= JOB =
Images should be left out, and everything else in the listing reproduced exactly.

= RECORDED DATA =
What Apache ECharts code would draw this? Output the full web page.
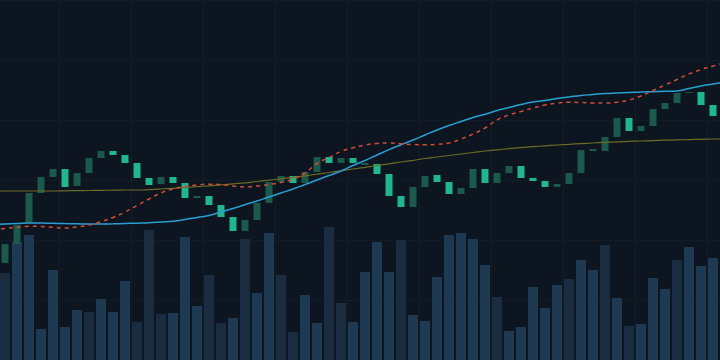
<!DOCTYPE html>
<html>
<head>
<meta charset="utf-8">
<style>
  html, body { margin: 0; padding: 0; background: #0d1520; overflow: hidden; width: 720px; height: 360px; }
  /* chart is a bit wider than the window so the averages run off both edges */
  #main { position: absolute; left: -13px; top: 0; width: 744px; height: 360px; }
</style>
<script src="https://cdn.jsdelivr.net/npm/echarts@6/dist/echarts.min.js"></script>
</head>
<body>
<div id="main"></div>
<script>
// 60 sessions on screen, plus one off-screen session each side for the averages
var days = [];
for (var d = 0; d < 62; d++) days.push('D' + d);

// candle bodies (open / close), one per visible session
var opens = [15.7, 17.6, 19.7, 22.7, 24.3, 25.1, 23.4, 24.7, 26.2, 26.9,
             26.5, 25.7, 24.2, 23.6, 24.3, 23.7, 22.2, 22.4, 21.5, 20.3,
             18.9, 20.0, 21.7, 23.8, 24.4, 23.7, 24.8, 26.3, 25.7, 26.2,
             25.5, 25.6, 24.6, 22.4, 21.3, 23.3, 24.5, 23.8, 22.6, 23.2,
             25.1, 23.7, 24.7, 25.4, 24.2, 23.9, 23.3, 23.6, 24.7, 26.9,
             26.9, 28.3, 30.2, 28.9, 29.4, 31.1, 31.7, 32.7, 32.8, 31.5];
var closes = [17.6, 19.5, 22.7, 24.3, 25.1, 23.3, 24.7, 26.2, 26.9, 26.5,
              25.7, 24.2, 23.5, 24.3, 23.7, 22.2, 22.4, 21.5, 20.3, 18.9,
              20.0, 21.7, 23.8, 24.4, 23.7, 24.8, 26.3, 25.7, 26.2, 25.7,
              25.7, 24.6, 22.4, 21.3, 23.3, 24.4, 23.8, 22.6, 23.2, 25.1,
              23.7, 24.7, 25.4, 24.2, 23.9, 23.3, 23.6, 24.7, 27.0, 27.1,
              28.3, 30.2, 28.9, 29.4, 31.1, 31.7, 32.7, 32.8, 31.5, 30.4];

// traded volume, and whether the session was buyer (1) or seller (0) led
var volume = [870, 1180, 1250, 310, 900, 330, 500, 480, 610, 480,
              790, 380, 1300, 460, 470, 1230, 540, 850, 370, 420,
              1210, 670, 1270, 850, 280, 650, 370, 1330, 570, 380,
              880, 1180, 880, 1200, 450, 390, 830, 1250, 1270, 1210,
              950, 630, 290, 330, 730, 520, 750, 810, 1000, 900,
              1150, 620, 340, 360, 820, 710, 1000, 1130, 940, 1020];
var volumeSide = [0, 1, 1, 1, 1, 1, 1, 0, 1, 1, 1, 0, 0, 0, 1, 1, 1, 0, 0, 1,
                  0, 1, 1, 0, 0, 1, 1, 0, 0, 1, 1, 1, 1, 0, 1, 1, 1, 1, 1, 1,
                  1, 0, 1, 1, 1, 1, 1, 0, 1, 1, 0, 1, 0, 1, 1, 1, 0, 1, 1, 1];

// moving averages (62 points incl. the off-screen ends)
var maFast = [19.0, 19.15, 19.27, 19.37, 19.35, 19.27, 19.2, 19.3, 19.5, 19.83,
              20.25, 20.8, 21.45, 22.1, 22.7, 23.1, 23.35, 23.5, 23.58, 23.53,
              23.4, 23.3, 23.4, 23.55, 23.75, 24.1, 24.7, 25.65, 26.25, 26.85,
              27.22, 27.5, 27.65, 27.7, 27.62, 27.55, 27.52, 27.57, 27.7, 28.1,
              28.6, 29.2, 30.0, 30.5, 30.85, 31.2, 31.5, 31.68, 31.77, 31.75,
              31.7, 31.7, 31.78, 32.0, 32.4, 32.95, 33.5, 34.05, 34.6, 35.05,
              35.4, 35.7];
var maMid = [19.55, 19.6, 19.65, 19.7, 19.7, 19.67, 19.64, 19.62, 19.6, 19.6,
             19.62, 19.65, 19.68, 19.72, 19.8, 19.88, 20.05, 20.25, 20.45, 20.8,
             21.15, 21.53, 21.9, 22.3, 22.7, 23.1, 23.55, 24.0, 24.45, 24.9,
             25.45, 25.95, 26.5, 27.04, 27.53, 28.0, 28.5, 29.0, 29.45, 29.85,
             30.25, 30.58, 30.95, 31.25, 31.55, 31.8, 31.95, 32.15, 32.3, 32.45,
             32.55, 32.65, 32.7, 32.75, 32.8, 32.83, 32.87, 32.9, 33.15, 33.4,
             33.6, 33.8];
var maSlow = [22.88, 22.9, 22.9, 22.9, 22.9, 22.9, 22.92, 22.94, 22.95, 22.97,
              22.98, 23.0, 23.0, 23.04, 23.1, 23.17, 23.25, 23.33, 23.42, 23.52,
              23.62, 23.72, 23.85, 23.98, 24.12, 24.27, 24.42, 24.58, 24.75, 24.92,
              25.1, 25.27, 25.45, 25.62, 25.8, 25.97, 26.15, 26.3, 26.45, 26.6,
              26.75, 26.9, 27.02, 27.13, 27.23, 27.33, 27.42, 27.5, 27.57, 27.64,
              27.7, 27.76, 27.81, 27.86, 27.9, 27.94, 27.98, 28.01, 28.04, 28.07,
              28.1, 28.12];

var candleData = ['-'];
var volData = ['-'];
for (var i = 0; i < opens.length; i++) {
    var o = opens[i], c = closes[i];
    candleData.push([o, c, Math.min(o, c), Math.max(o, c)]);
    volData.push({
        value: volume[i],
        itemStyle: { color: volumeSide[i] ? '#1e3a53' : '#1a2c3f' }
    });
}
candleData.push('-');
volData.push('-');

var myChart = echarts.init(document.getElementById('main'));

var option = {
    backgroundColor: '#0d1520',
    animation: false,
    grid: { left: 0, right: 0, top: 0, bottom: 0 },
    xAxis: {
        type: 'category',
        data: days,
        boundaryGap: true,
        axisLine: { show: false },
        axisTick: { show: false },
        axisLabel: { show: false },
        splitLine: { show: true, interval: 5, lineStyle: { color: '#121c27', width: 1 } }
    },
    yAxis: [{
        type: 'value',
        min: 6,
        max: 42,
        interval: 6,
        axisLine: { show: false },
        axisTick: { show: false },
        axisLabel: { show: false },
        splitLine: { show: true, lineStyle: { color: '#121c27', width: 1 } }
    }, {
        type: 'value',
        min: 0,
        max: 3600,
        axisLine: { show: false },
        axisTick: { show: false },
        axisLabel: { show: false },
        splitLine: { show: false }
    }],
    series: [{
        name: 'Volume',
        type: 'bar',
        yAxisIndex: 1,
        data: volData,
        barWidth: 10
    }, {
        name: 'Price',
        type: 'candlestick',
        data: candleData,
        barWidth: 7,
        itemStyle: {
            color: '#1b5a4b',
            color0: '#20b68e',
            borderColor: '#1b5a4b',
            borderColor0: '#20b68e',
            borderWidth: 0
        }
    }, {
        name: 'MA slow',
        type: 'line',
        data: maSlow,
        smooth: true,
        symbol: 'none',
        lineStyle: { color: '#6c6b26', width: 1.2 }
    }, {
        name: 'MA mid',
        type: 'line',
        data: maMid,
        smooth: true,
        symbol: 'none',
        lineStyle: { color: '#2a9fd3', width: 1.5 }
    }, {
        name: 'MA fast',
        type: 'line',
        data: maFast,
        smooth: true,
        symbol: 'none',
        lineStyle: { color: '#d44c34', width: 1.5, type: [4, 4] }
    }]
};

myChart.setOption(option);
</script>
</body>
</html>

= FINISHED ANSWER =
What Apache ECharts code would draw this? Output the full web page.
<!DOCTYPE html>
<html>
<head>
<meta charset="utf-8">
<style>
  html, body { margin: 0; padding: 0; background: #0d1520; overflow: hidden; width: 720px; height: 360px; }
  /* chart is a bit wider than the window so the averages run off both edges */
  #main { position: absolute; left: -13px; top: 0; width: 744px; height: 360px; }
</style>
<script src="https://cdn.jsdelivr.net/npm/echarts@6/dist/echarts.min.js"></script>
</head>
<body>
<div id="main"></div>
<script>
// 60 sessions on screen, plus one off-screen session each side for the averages
var days = [];
for (var d = 0; d < 62; d++) days.push('D' + d);

// candle bodies (open / close), one per visible session
var opens = [15.7, 17.6, 19.7, 22.7, 24.3, 25.1, 23.4, 24.7, 26.2, 26.9,
             26.5, 25.7, 24.2, 23.6, 24.3, 23.7, 22.2, 22.4, 21.5, 20.3,
             18.9, 20.0, 21.7, 23.8, 24.4, 23.7, 24.8, 26.3, 25.7, 26.2,
             25.5, 25.6, 24.6, 22.4, 21.3, 23.3, 24.5, 23.8, 22.6, 23.2,
             25.1, 23.7, 24.7, 25.4, 24.2, 23.9, 23.3, 23.6, 24.7, 26.9,
             26.9, 28.3, 30.2, 28.9, 29.4, 31.1, 31.7, 32.7, 32.8, 31.5];
var closes = [17.6, 19.5, 22.7, 24.3, 25.1, 23.3, 24.7, 26.2, 26.9, 26.5,
              25.7, 24.2, 23.5, 24.3, 23.7, 22.2, 22.4, 21.5, 20.3, 18.9,
              20.0, 21.7, 23.8, 24.4, 23.7, 24.8, 26.3, 25.7, 26.2, 25.7,
              25.7, 24.6, 22.4, 21.3, 23.3, 24.4, 23.8, 22.6, 23.2, 25.1,
              23.7, 24.7, 25.4, 24.2, 23.9, 23.3, 23.6, 24.7, 27.0, 27.1,
              28.3, 30.2, 28.9, 29.4, 31.1, 31.7, 32.7, 32.8, 31.5, 30.4];

// traded volume, and whether the session was buyer (1) or seller (0) led
var volume = [870, 1180, 1250, 310, 900, 330, 500, 480, 610, 480,
              790, 380, 1300, 460, 470, 1230, 540, 850, 370, 420,
              1210, 670, 1270, 850, 280, 650, 370, 1330, 570, 380,
              880, 1180, 880, 1200, 450, 390, 830, 1250, 1270, 1210,
              950, 630, 290, 330, 730, 520, 750, 810, 1000, 900,
              1150, 620, 340, 360, 820, 710, 1000, 1130, 940, 1020];
var volumeSide = [0, 1, 1, 1, 1, 1, 1, 0, 1, 1, 1, 0, 0, 0, 1, 1, 1, 0, 0, 1,
                  0, 1, 1, 0, 0, 1, 1, 0, 0, 1, 1, 1, 1, 0, 1, 1, 1, 1, 1, 1,
                  1, 0, 1, 1, 1, 1, 1, 0, 1, 1, 0, 1, 0, 1, 1, 1, 0, 1, 1, 1];

// moving averages (62 points incl. the off-screen ends)
var maFast = [19.0, 19.15, 19.27, 19.37, 19.35, 19.27, 19.2, 19.3, 19.5, 19.83,
              20.25, 20.8, 21.45, 22.1, 22.7, 23.1, 23.35, 23.5, 23.58, 23.53,
              23.4, 23.3, 23.4, 23.55, 23.75, 24.1, 24.7, 25.65, 26.25, 26.85,
              27.22, 27.5, 27.65, 27.7, 27.62, 27.55, 27.52, 27.57, 27.7, 28.1,
              28.6, 29.2, 30.0, 30.5, 30.85, 31.2, 31.5, 31.68, 31.77, 31.75,
              31.7, 31.7, 31.78, 32.0, 32.4, 32.95, 33.5, 34.05, 34.6, 35.05,
              35.4, 35.7];
var maMid = [19.55, 19.6, 19.65, 19.7, 19.7, 19.67, 19.64, 19.62, 19.6, 19.6,
             19.62, 19.65, 19.68, 19.72, 19.8, 19.88, 20.05, 20.25, 20.45, 20.8,
             21.15, 21.53, 21.9, 22.3, 22.7, 23.1, 23.55, 24.0, 24.45, 24.9,
             25.45, 25.95, 26.5, 27.04, 27.53, 28.0, 28.5, 29.0, 29.45, 29.85,
             30.25, 30.58, 30.95, 31.25, 31.55, 31.8, 31.95, 32.15, 32.3, 32.45,
             32.55, 32.65, 32.7, 32.75, 32.8, 32.83, 32.87, 32.9, 33.15, 33.4,
             33.6, 33.8];
var maSlow = [22.88, 22.9, 22.9, 22.9, 22.9, 22.9, 22.92, 22.94, 22.95, 22.97,
              22.98, 23.0, 23.0, 23.04, 23.1, 23.17, 23.25, 23.33, 23.42, 23.52,
              23.62, 23.72, 23.85, 23.98, 24.12, 24.27, 24.42, 24.58, 24.75, 24.92,
              25.1, 25.27, 25.45, 25.62, 25.8, 25.97, 26.15, 26.3, 26.45, 26.6,
              26.75, 26.9, 27.02, 27.13, 27.23, 27.33, 27.42, 27.5, 27.57, 27.64,
              27.7, 27.76, 27.81, 27.86, 27.9, 27.94, 27.98, 28.01, 28.04, 28.07,
              28.1, 28.12];

var candleData = ['-'];
var volData = ['-'];
for (var i = 0; i < opens.length; i++) {
    var o = opens[i], c = closes[i];
    candleData.push([o, c, Math.min(o, c), Math.max(o, c)]);
    volData.push({
        value: volume[i],
        itemStyle: { color: volumeSide[i] ? '#1e3a53' : '#1a2c3f' }
    });
}
candleData.push('-');
volData.push('-');

var myChart = echarts.init(document.getElementById('main'));

var option = {
    backgroundColor: '#0d1520',
    animation: false,
    grid: { left: 0, right: 0, top: 0, bottom: 0 },
    xAxis: {
        type: 'category',
        data: days,
        boundaryGap: true,
        axisLine: { show: false },
        axisTick: { show: false },
        axisLabel: { show: false },
        splitLine: { show: true, interval: 5, lineStyle: { color: '#121c27', width: 1 } }
    },
    yAxis: [{
        type: 'value',
        min: 6,
        max: 42,
        interval: 6,
        axisLine: { show: false },
        axisTick: { show: false },
        axisLabel: { show: false },
        splitLine: { show: true, lineStyle: { color: '#121c27', width: 1 } }
    }, {
        type: 'value',
        min: 0,
        max: 3600,
        axisLine: { show: false },
        axisTick: { show: false },
        axisLabel: { show: false },
        splitLine: { show: false }
    }],
    series: [{
        name: 'Volume',
        type: 'bar',
        yAxisIndex: 1,
        data: volData,
        barWidth: 10
    }, {
        name: 'Price',
        type: 'candlestick',
        data: candleData,
        barWidth: 7,
        itemStyle: {
            color: '#1b5a4b',
            color0: '#20b68e',
            borderColor: '#1b5a4b',
            borderColor0: '#20b68e',
            borderWidth: 0
        }
    }, {
        name: 'MA slow',
        type: 'line',
        data: maSlow,
        smooth: true,
        symbol: 'none',
        lineStyle: { color: '#6c6b26', width: 1.2 }
    }, {
        name: 'MA mid',
        type: 'line',
        data: maMid,
        smooth: true,
        symbol: 'none',
        lineStyle: { color: '#2a9fd3', width: 1.5 }
    }, {
        name: 'MA fast',
        type: 'line',
        data: maFast,
        smooth: true,
        symbol: 'none',
        lineStyle: { color: '#d44c34', width: 1.5, type: [4, 4] }
    }]
};

myChart.setOption(option);
</script>
</body>
</html>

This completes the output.